I don't mean to burst your bubble but you're looking at what these retiring villages are offering now. By the time you will need that sort of care, the type of support and care these retirement villages will be different, eligibility criteria and funding will be different and a lot of these places won't exist and will be replaced by something new. I'm not saying this to be gloomy just that the landscape of social care is always changing and it seems pointless to be so so fixated on something that may or not exist in about 40 years.
And aren't all older people orphans of some sort? I'd find it extremely rare to find someone of elderly age still with parents about and many people have already found their siblings have died off too.
Absolutely no one should have children so they won't be lonely or have someone to care for them when they are older. It's a terrible and enormous burden to place on children. People should have children because they want them. Not to held stave their own existential crises or as some sort of solution to their own anxiety.
As I said before, I really cannot emphasise the benefits of community and neighbours.
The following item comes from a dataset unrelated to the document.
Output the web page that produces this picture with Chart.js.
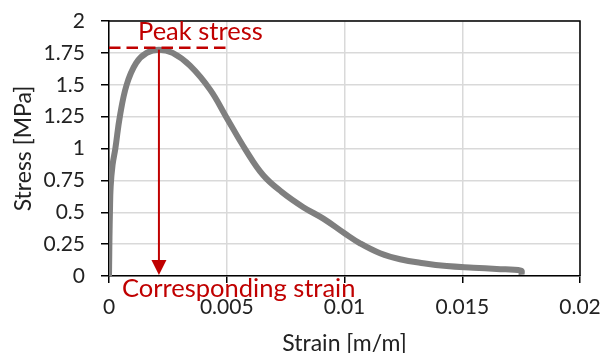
<!DOCTYPE html>
<html>
<head>
<meta charset="utf-8">
<script src="https://cdn.jsdelivr.net/npm/chart.js@4.4.0/dist/chart.umd.min.js"></script>
<style>
  html, body { margin: 0; padding: 0; background: #fff; }
  canvas { display: block; }
</style>
</head>
<body>
<canvas id="stress-strain" width="602" height="353"></canvas>
<script>
// stress-strain curve, strain in m/m and stress in MPa
const strain = [0, 0.00001, 0.00002, 0.00004, 0.00007, 0.00015, 0.00027, 0.00046, 0.00075, 0.00115,
    0.0016, 0.00212, 0.0027, 0.00344, 0.0043, 0.005, 0.0058, 0.00655, 0.00733, 0.00825,
    0.0091, 0.01, 0.01066, 0.01151, 0.01236, 0.01335, 0.01434, 0.01547, 0.01646, 0.0175, 0.01752];
const stress = [0, 0.15, 0.3, 0.5, 0.7, 0.87, 1.0, 1.25, 1.5, 1.67,
    1.75, 1.775, 1.75, 1.65, 1.46, 1.24, 0.99, 0.79, 0.66, 0.54,
    0.45, 0.335, 0.256, 0.178, 0.131, 0.1, 0.078, 0.065, 0.055, 0.042, 0.01];

const xTicks = [0, 0.005, 0.01, 0.015, 0.02];
const yTicks = [0, 0.25, 0.5, 0.75, 1, 1.25, 1.5, 1.75, 2];

const peakStrain = 0.00212;
const peakStress = 1.775;

const RED = '#c00000';
const FONT = 'Lato, "Open Sans", sans-serif';
const TEXT = '#222';

// black frame on the top and right of the plot area
const frame = {
    id: 'frame',
    beforeDatasetsDraw(chart) {
        const { ctx, chartArea: a } = chart;
        ctx.save();
        ctx.strokeStyle = '#000';
        ctx.lineWidth = 1.5;
        ctx.beginPath();
        ctx.moveTo(a.left, a.top);
        ctx.lineTo(a.right, a.top);
        ctx.lineTo(a.right, a.bottom);
        ctx.stroke();
        ctx.restore();
    }
};

// peak marker: dashed level line, arrow down to the strain axis, labels
const peakNotes = {
    id: 'peakNotes',
    afterDatasetsDraw(chart) {
        const { ctx, chartArea: a, scales: { x, y } } = chart;
        const px = x.getPixelForValue(peakStrain);
        const py = y.getPixelForValue(peakStress);
        ctx.save();
        ctx.strokeStyle = RED;
        ctx.fillStyle = RED;

        ctx.lineWidth = 2.5;
        ctx.setLineDash([11.5, 6]);
        ctx.beginPath();
        ctx.moveTo(a.left, py - 2);
        ctx.lineTo(a.left + 120, py - 2);
        ctx.stroke();

        ctx.setLineDash([]);
        ctx.lineWidth = 2;
        ctx.beginPath();
        ctx.moveTo(px, py);
        ctx.lineTo(px, a.bottom - 14);
        ctx.stroke();
        ctx.beginPath();
        ctx.moveTo(px - 7.5, a.bottom - 16);
        ctx.lineTo(px + 7.5, a.bottom - 16);
        ctx.lineTo(px, a.bottom - 1);
        ctx.closePath();
        ctx.fill();

        ctx.font = '25.5px ' + FONT;
        ctx.textBaseline = 'alphabetic';
        ctx.textAlign = 'left';
        ctx.fillText('Peak stress', a.left + 29, a.top + 18.5);
        ctx.fillText('Corresponding strain', a.left + 13, a.bottom + 20.7);
        ctx.restore();
    }
};

// fixed axis sizes; drop the label overhang so the layout padding alone places the plot
function fixSize(prop, size) {
    return s => {
        s[prop] = size;
        s.paddingTop = s.paddingBottom = s.paddingLeft = s.paddingRight = 0;
    };
}

const gridStyle = {
    color: '#d9d9d9',
    lineWidth: 1.5,
    tickColor: '#000',
    tickWidth: 1.5
};

const ctx = document.getElementById('stress-strain').getContext('2d');
new Chart(ctx, {
    type: 'line',
    data: {
        datasets: [{
            data: strain.map((s, i) => ({ x: s, y: stress[i] })),
            borderColor: '#7f7f7f',
            borderWidth: 6,
            pointRadius: 0,
            tension: 0.4,
            fill: false
        }]
    },
    options: {
        responsive: false,
        animation: false,
        devicePixelRatio: 1,
        layout: { padding: { top: 21, right: 22, left: 0, bottom: 0 } },
        plugins: {
            legend: { display: false },
            tooltip: { enabled: false }
        },
        scales: {
            x: {
                type: 'linear',
                min: 0,
                max: 0.02,
                afterBuildTicks: s => { s.ticks = xTicks.map(v => ({ value: v })); },
                afterFit: fixSize('height', 77),
                grid: { ...gridStyle, tickLength: 7 },
                border: { color: '#000', width: 1.5 },
                ticks: {
                    color: TEXT,
                    font: { family: FONT, size: 21 },
                    padding: 12,
                    autoSkip: false,
                    maxRotation: 0,
                    callback: v => String(+v.toFixed(3))
                },
                title: {
                    display: true,
                    text: 'Strain [m/m]',
                    color: TEXT,
                    font: { family: FONT, size: 23 },
                    padding: { top: 0, bottom: -4 }
                }
            },
            y: {
                type: 'linear',
                min: 0,
                max: 2,
                afterBuildTicks: s => { s.ticks = yTicks.map(v => ({ value: v })); },
                afterFit: fixSize('width', 109),
                grid: { ...gridStyle, tickLength: 8 },
                border: { color: '#000', width: 1.5 },
                ticks: {
                    color: TEXT,
                    font: { family: FONT, size: 21 },
                    padding: 16,
                    autoSkip: false,
                    callback: v => String(v)
                },
                title: {
                    display: true,
                    text: 'Stress [MPa]',
                    color: TEXT,
                    font: { family: FONT, size: 23 },
                    padding: { top: 10, bottom: 0 }
                }
            }
        }
    },
    plugins: [frame, peakNotes]
});
</script>
</body>
</html>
From my own work, children and families make no difference to whether a person will be lonely when they are older and in so many cases, they create so much more many problems than they solve. I have a son but I 100% understand and agree with the reasons why people don't want them! You only have to read posts on here from adult children who state they won't help their own parents in old age unless they get help with childcare. Who call their retired parents selfish for wanting to go on holiday or spend their retirement how they please. There seems to be this expectation that once you have children, you must then spend the remainder of your life in absolute servitude for them, that even as your children grow older and have families of their own, the grandparents are still expected to put all their own health, wants and wishes aside.
No wonder people look at the above and think "no thanks". People should be absolutely free to make choices and life decisions with no judgement. As I mentioned before I know many family friends in their 60s and 70s with no children and some even with no nieces or nephews. And far from being lonely or sad, I actually think they have enormous peace and contentment from living a life that they can dedicate to themselves without burning themselves out providing care to children and grandchildren.